Newbigin argues that the Christian assertion of Christ's finality—his unique and decisive role in God's redemptive purposes—need not lead to religious triumphalism or cultural imperialism. Instead, he develops a nuanced understanding of finality that distinguishes between the absolute truth of the gospel and the provisional nature of all human expressions of that truth, including Christian theology and practice. The book examines how the early church understood Christ's uniqueness, traces how this conviction shaped missionary expansion, and demonstrates that authentic Christian confidence in Christ's finality actually requires humility about human comprehension of divine truth. Newbigin's central theological move involves showing how the incarnation itself—God's self-revelation in the particularity of Jesus—establishes a pattern for how divine truth enters human history through specific, limited forms without being exhausted by them.
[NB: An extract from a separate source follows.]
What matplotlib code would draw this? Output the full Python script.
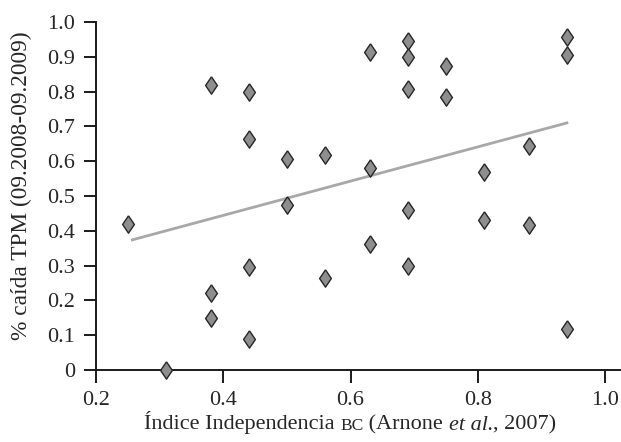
import matplotlib
matplotlib.use("Agg")
import matplotlib.pyplot as plt
from matplotlib.offsetbox import TextArea, HPacker, AnchoredOffsetbox
import numpy as np

# Data
indice_bc = [0.25, 0.31, 0.38, 0.38, 0.38, 0.44, 0.44, 0.44, 0.44,
             0.50, 0.50, 0.56, 0.56, 0.63, 0.63, 0.63,
             0.69, 0.69, 0.69, 0.69, 0.69, 0.75, 0.75,
             0.81, 0.81, 0.88, 0.88, 0.94, 0.94, 0.94]
caida_tpm = [0.42, 0.00, 0.82, 0.22, 0.15, 0.80, 0.665, 0.295, 0.09,
             0.605, 0.475, 0.618, 0.265, 0.915, 0.58, 0.363,
             0.945, 0.90, 0.807, 0.46, 0.298, 0.875, 0.785,
             0.568, 0.43, 0.643, 0.418, 0.957, 0.905, 0.117]
trend_x = [0.257, 0.940]
trend_y = [0.374, 0.710]
x_ticks = [0.2, 0.4, 0.6, 0.8, 1.0]
y_ticks = [0.0, 0.1, 0.2, 0.3, 0.4, 0.5, 0.6, 0.7, 0.8, 0.9, 1.0]
y_tick_labels = ["0", "0.1", "0.2", "0.3", "0.4", "0.5", "0.6", "0.7", "0.8", "0.9", "1.0"]

serif = "Liberation Serif"
plt.rcParams["font.family"] = serif
txt_color = "#262626"

fig = plt.figure(figsize=(6.21, 4.42), dpi=100)
ax = fig.add_axes([96/621, 72/442, 1 - 96/621, (370-22)/442])

ax.plot(trend_x, trend_y, color="#a8a8a8", lw=2.0, zorder=1)
diamond = [(0, 1), (0.68, 0), (0, -1), (-0.68, 0), (0, 1)]
ax.scatter(indice_bc, caida_tpm, marker=diamond, s=12.5**2, facecolor="#8e8e8e",
           edgecolor="#262626", linewidths=1.0, zorder=3, clip_on=False)

ax.set_xlim(0.2, 1.025)
ax.set_ylim(0, 1.0)
ax.set_xticks(x_ticks)
ax.set_xticklabels([f"{v:.1f}" for v in x_ticks])
ax.set_yticks(y_ticks)
ax.set_yticklabels(y_tick_labels)
for s in ["top", "right"]:
    ax.spines[s].set_visible(False)
for s in ["left", "bottom"]:
    ax.spines[s].set_linewidth(1.4)
    ax.spines[s].set_color("#1a1a1a")
ax.tick_params(direction="out", length=9, width=1.4, color="#1a1a1a",
               labelsize=16, pad=6, labelcolor=txt_color)

# y label
fig.text(21/621, 1 - 186/442, "% caída TPM (09.2008-09.2009)", rotation=90,
         ha="center", va="center", fontsize=16.8, color=txt_color)

# x label with small caps and italics
fs = 16
parts = [
    TextArea("Índice Independencia ", textprops=dict(fontsize=fs, color=txt_color, family=serif)),
    TextArea("BC", textprops=dict(fontsize=fs*0.78, color=txt_color, family=serif)),
    TextArea(" (Arnone ", textprops=dict(fontsize=fs, color=txt_color, family=serif)),
    TextArea("et al.", textprops=dict(fontsize=fs, color=txt_color, family=serif, style="italic")),
    TextArea(", 2007)", textprops=dict(fontsize=fs, color=txt_color, family=serif)),
]
box = HPacker(children=parts, align="baseline", pad=0, sep=0)
anch = AnchoredOffsetbox(loc="center", child=box, frameon=False, pad=0, borderpad=0,
                         bbox_to_anchor=(350/621, 1 - 423/442),
                         bbox_transform=fig.transFigure)
fig.add_artist(anch)

fig.savefig("out.png", dpi=100)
The work has remained influential because it offers a third way between religious relativism and aggressive exclusivism, providing theological resources for Christians who must navigate religious diversity without abandoning core convictions. Newbigin's framework has shaped discussions in missiology, comparative religion, and systematic theology for over five decades. Who should read this: Missionaries, pastors, and theologians working in religiously plural contexts will find essential guidance here, while readers looking for simple answers to complex interfaith questions may find Newbigin's careful distinctions frustrating rather than helpful.